DL: We wanted to be better. Cut and dry, we wanted to prove that they made the right decisions in Florida on who they selected.
JR: I can’t go this far with out talking about the rats, obviously, but at what point in that experience of going deep into the playoffs, did you find that moment when you look back and saw that type of concert between time and place and a young team that precipitated thousands of rubber and plastic rats being hurled on the Miami Arena ice?
DL: I think the biggest thing, and it’s much like I use Winnipeg here as an example as well, the fans were relatively new, but there were also fans that were transplanted from northern cities. We had a unique following and the one thing that we created was we created a culture with our fans and it was like we shared the experience with them. It used to take us around 45 minutes to get to our cars because we parked across the street and they had barricades up where fans were waiting for autographs, and we really felt a connection with them. And you look at Winnipeg and what they’ve done with the white out, and you look at Vegas and the connection that they have with their fans as well, I think it’s unique and it’s special and I think sometimes as athletes we get away from that.
JR: What was that hockey culture like in Miami, and what was it like being in the middle of a non-traditional market’s first exposure to Stanley Cup hockey?
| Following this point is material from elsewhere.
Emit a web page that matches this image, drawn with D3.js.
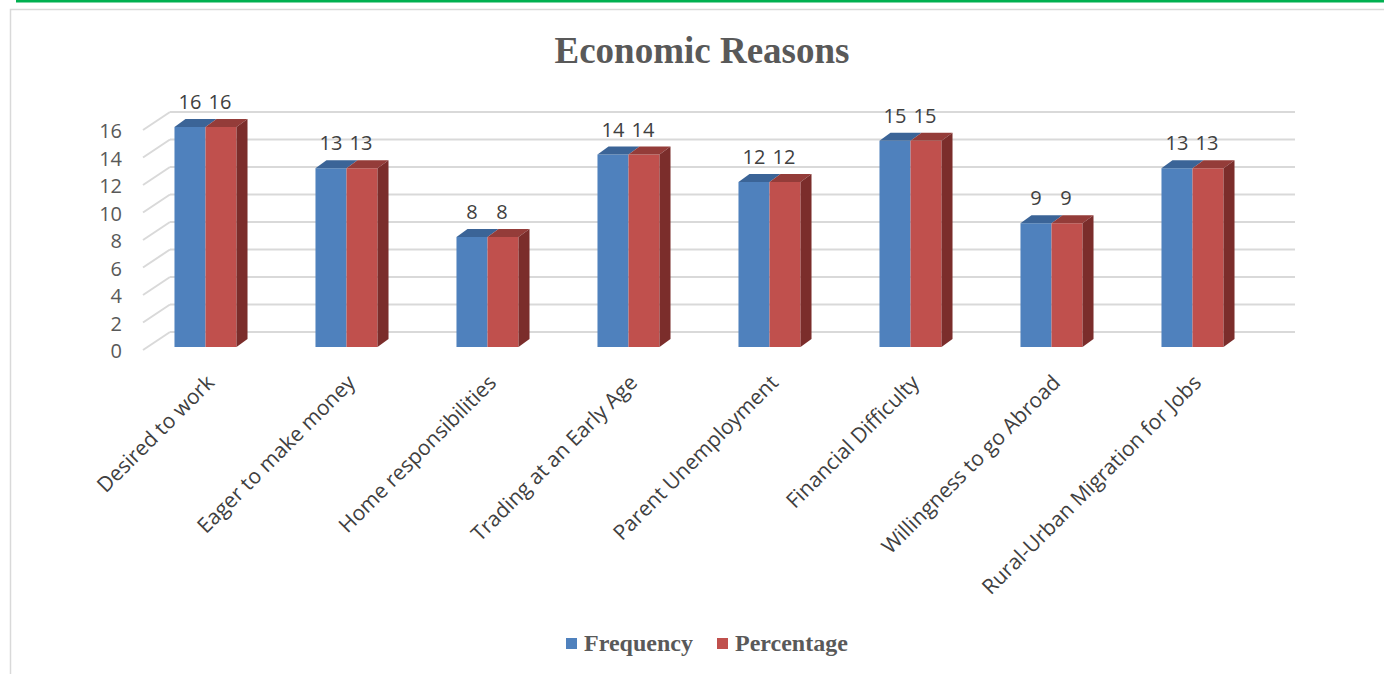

DL: I left just before they moved in the next year into Sunrise, but I think the biggest thing was accessibility to the players, and we had a culture and the people. I know the fans appreciated the time that was given to them. We went in 2006 for a ten year anniversary of the 95-96 team in the summertime, and that team played a charity game that had 10,000 people in the building on a Saturday afternoon at three o’clock. So, that just shows you that people still remembered and it’s great that they still talk about it, but I know there’s a lot of hockey fans that weren’t alive when this was going on, either.